O que espanta, na operação deflagrada nesta quarta-feira (17) por Polícia Federal e Receita Federal na fronteira com o Uruguai, não é a existência de lavagem de dinheiro. Há décadas essa ponta mais meridional do Brasil, no Rio Grande do Sul, é usada para esconder lucros indevidos. Sejam eles oriundo de crimes hediondos, como tráfico internacional de drogas e armas, ou de outras atividades complexas mas vistas como menos perigosas, tais como a sonegação fiscal.
Três fatos revelados pela operação dos federais são espantosos. O primeiro é o volume de dinheiro movimentado. São R$ 230 milhões, quase uma Mega Sena de fim de ano. Isso numa cidade minúscula, o Chuí. O segundo ponto é que essa quantia passou por mãos de 11 laranjas. Pessoas sem posses, mas cujos nomes (e contas bancárias) são usados para disfarçar a origem dos verdadeiros donos da montanha de grana.
A terceira surpresa justamente a origem do dinheiro. A investigação apurou que se trata de dinheiro do Comando Vermelho, a maior organização criminosa do Rio de Janeiro, também com tentáculos nacionais. Sobretudo nas fronteiras. Há décadas não se ouvia falar de sua presença no Rio Grande do Sul. É muito forte em Mato Grosso do Sul, na Amazônia e em alguns estados nordestinos.

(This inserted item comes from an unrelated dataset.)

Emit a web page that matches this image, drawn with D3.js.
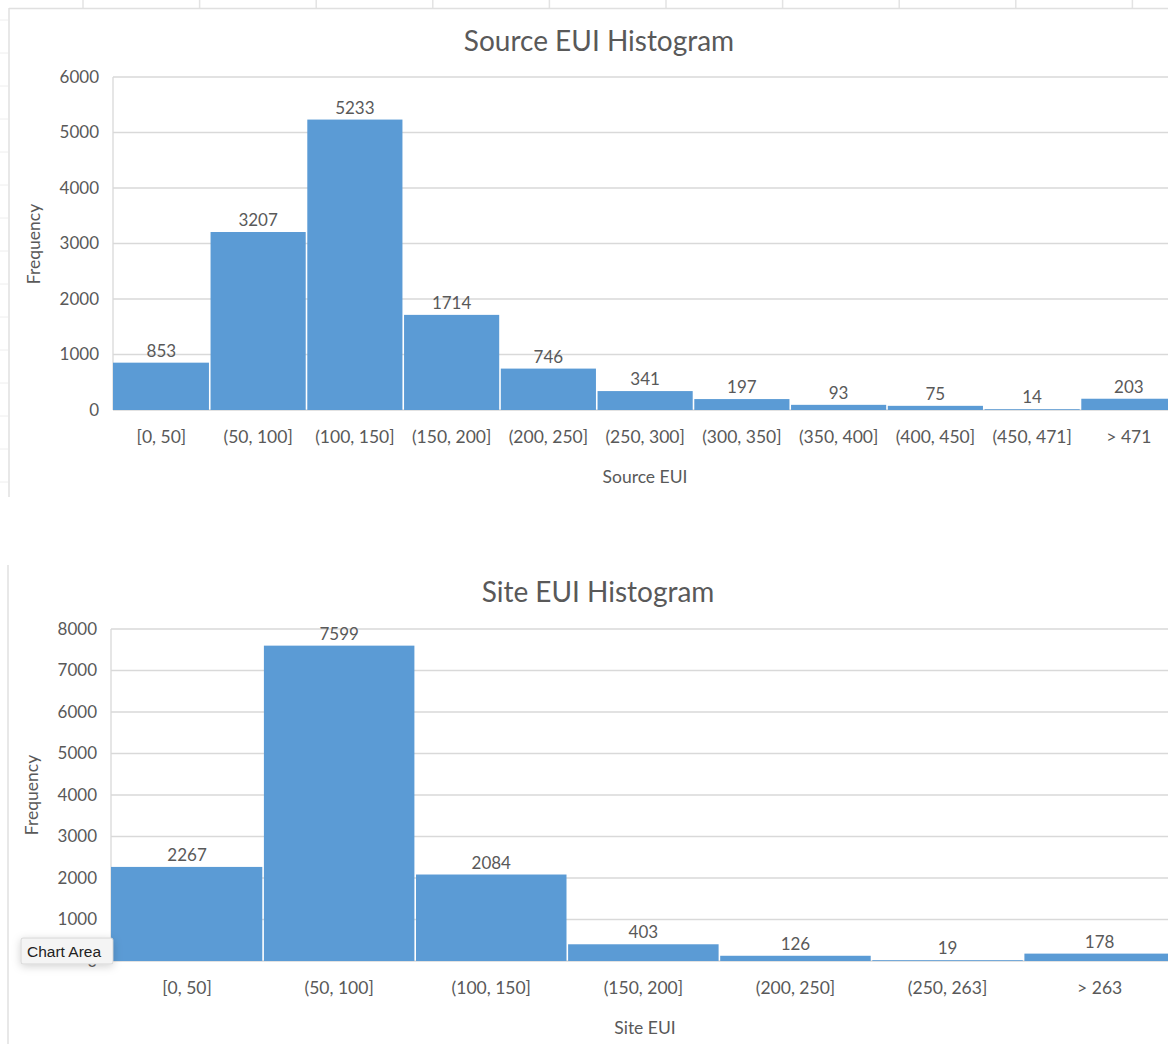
<!DOCTYPE html>
<html>
<head>
<meta charset="utf-8">
<script src="https://cdn.jsdelivr.net/npm/d3@7"></script>
<style>
  html, body { margin: 0; padding: 0; background: #fff; }
  svg { display: block; font-family: Lato, "Open Sans", sans-serif; }
</style>
</head>
<body>
<svg id="chart" width="1168" height="1044"></svg>
<script>
// Source EUI histogram
const sourceBins = ["[0, 50]", "(50, 100]", "(100, 150]", "(150, 200]", "(200, 250]", "(250, 300]",
                    "(300, 350]", "(350, 400]", "(400, 450]", "(450, 471]", "> 471"];
const sourceCounts = [853, 3207, 5233, 1714, 746, 341, 197, 93, 75, 14, 203];
const sourceTicks = [0, 1000, 2000, 3000, 4000, 5000, 6000];

// Site EUI histogram
const siteBins = ["[0, 50]", "(50, 100]", "(100, 150]", "(150, 200]", "(200, 250]", "(250, 263]", "> 263"];
const siteCounts = [2267, 7599, 2084, 403, 126, 19, 178];
const siteTicks = [0, 1000, 2000, 3000, 4000, 5000, 6000, 7000, 8000];

const TEXT = "#595959", GRID = "#d9d9d9", BAR = "#5b9bd5";
const svg = d3.select("#chart");

// faint worksheet lines peeking around the chart frames
const sheet = svg.append("g");
d3.range(83, 1168, 116.6).forEach(x =>
  sheet.append("line").attr("x1", x).attr("x2", x).attr("y1", 0).attr("y2", 8)
    .attr("stroke", "#e3e3e3").attr("stroke-width", 1.5));
d3.range(20, 500, 33).forEach(y =>
  sheet.append("line").attr("x1", 0).attr("x2", 8).attr("y1", y).attr("y2", y)
    .attr("stroke", "#eeeeee").attr("stroke-width", 1));
sheet.append("line").attr("x1", 9).attr("x2", 1168).attr("y1", 8.5).attr("y2", 8.5)
  .attr("stroke", "#e0e0e0").attr("stroke-width", 1.5);
sheet.append("line").attr("x1", 9).attr("x2", 9).attr("y1", 8).attr("y2", 497)
  .attr("stroke", "#e0e0e0").attr("stroke-width", 1.5);
sheet.append("line").attr("x1", 8).attr("x2", 8).attr("y1", 565).attr("y2", 1044)
  .attr("stroke", "#e0e0e0").attr("stroke-width", 1.5);

function histogram(cfg) {
  const g = svg.append("g");
  const x = d3.scaleBand().domain(cfg.bins).range([cfg.left, cfg.right]).padding(0);
  const y = d3.scaleLinear().domain([0, cfg.max]).range([cfg.bottom, cfg.top]);

  // horizontal gridlines
  g.append("g").selectAll("line").data(cfg.ticks).join("line")
    .attr("x1", cfg.left).attr("x2", 1168)
    .attr("y1", d => y(d)).attr("y2", d => y(d))
    .attr("stroke", GRID).attr("stroke-width", 1.3);
  // value axis line
  g.append("line").attr("x1", cfg.left).attr("x2", cfg.left)
    .attr("y1", cfg.top).attr("y2", cfg.bottom)
    .attr("stroke", GRID).attr("stroke-width", 1.3);

  // y tick labels
  const yAxis = d3.axisLeft(y).tickValues(cfg.ticks).tickSize(0).tickPadding(0).tickFormat(d3.format("d"));
  const ya = g.append("g").attr("transform", `translate(${cfg.tickRight},0)`).call(yAxis);
  ya.select(".domain").remove();
  ya.selectAll("text").attr("fill", TEXT).style("font-size", "17px").style("font-family", "Lato, sans-serif");

  // bars with thin white separators
  g.append("g").selectAll("rect").data(cfg.counts).join("rect")
    .attr("x", (d, i) => x(cfg.bins[i]) + (i === 0 ? 0 : 0.8))
    .attr("width", (d, i) => x.bandwidth() - (i === 0 ? 0.8 : 1.6))
    .attr("y", d => y(d))
    .attr("height", d => y(0) - y(d))
    .attr("fill", BAR);

  // value labels
  g.append("g").selectAll("text").data(cfg.counts).join("text")
    .attr("x", (d, i) => x(cfg.bins[i]) + x.bandwidth() / 2)
    .attr("y", d => y(d) - 6)
    .attr("text-anchor", "middle")
    .attr("fill", TEXT).style("font-size", "17px")
    .text(d => d);

  // category labels
  const xAxis = d3.axisBottom(x).tickSize(0).tickPadding(0);
  const xa = g.append("g").attr("transform", `translate(0,${cfg.bottom + 21})`).call(xAxis);
  xa.select(".domain").remove();
  xa.selectAll("text").attr("fill", TEXT).style("font-size", "17.5px").style("font-family", "Lato, sans-serif");

  // titles
  g.append("text").attr("x", cfg.titleX).attr("y", cfg.titleY)
    .attr("text-anchor", "middle").attr("dominant-baseline", "central")
    .attr("fill", TEXT).style("font-size", "28px").text(cfg.title);
  g.append("text").attr("x", 645).attr("y", cfg.xTitleY)
    .attr("text-anchor", "middle").attr("dominant-baseline", "central")
    .attr("fill", TEXT).style("font-size", "17.5px").text(cfg.xTitle);
  g.append("text")
    .attr("transform", `translate(${cfg.yTitleX},${cfg.yTitleY}) rotate(-90)`)
    .attr("text-anchor", "middle").attr("dominant-baseline", "central")
    .attr("fill", TEXT).style("font-size", "17.5px").text("Frequency");
}

histogram({
  bins: sourceBins, counts: sourceCounts, ticks: sourceTicks, max: 6000,
  left: 113, right: 113 + 11 * 96.75, top: 77, bottom: 410, tickRight: 99,
  title: "Source EUI Histogram", titleX: 599, titleY: 40,
  xTitle: "Source EUI", xTitleY: 476, yTitleX: 33, yTitleY: 244
});

histogram({
  bins: siteBins, counts: siteCounts, ticks: siteTicks, max: 8000,
  left: 111, right: 111 + 7 * 152.1, top: 629, bottom: 961, tickRight: 97,
  title: "Site EUI Histogram", titleX: 598, titleY: 591,
  xTitle: "Site EUI", xTitleY: 1027, yTitleX: 31, yTitleY: 795
});

// hover tooltip over the lower chart
const defs = svg.append("defs");
const f = defs.append("filter").attr("id", "tipShadow").attr("x", "-30%").attr("y", "-60%")
  .attr("width", "160%").attr("height", "260%");
f.append("feDropShadow").attr("dx", 0).attr("dy", 2).attr("stdDeviation", 4)
  .attr("flood-color", "#000").attr("flood-opacity", 0.18);
const tip = svg.append("g");
tip.append("rect").attr("x", 21).attr("y", 938).attr("width", 92).attr("height", 26)
  .attr("rx", 2).attr("fill", "#f4f4f4").attr("stroke", "#cfcfcf").attr("stroke-width", 0.8)
  .attr("filter", "url(#tipShadow)");
tip.append("text").attr("x", 27).attr("y", 951).attr("dominant-baseline", "central")
  .attr("fill", "#222").style("font-family", "'Liberation Sans', Arial, sans-serif")
  .style("font-size", "15.5px").text("Chart Area");
</script>
</body>
</html>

É a comprovação de que na fronteira pouco mudam as coisas. Em 1997, os repórteres Carlos Wagner, Nilson Mariano e eu mostramos como o Uruguai tinha se transformado em paraíso fiscal para criminosos brasileiros de todos os matizes. Ganhamos um prêmio Esso, na época o mais prestigiado do país, mostrando técnicas de lavagem usadas no país vizinho, como as offshore (empresas usadas para importação, muitas vezes só para movimentar dinheiro, sem produto) e até uma mina de ouro que produzia quase nenhum minério, mas era usada para justificar investimentos milionários. O tempo passa, o tempo voa, mas a lavagem continua numa boa.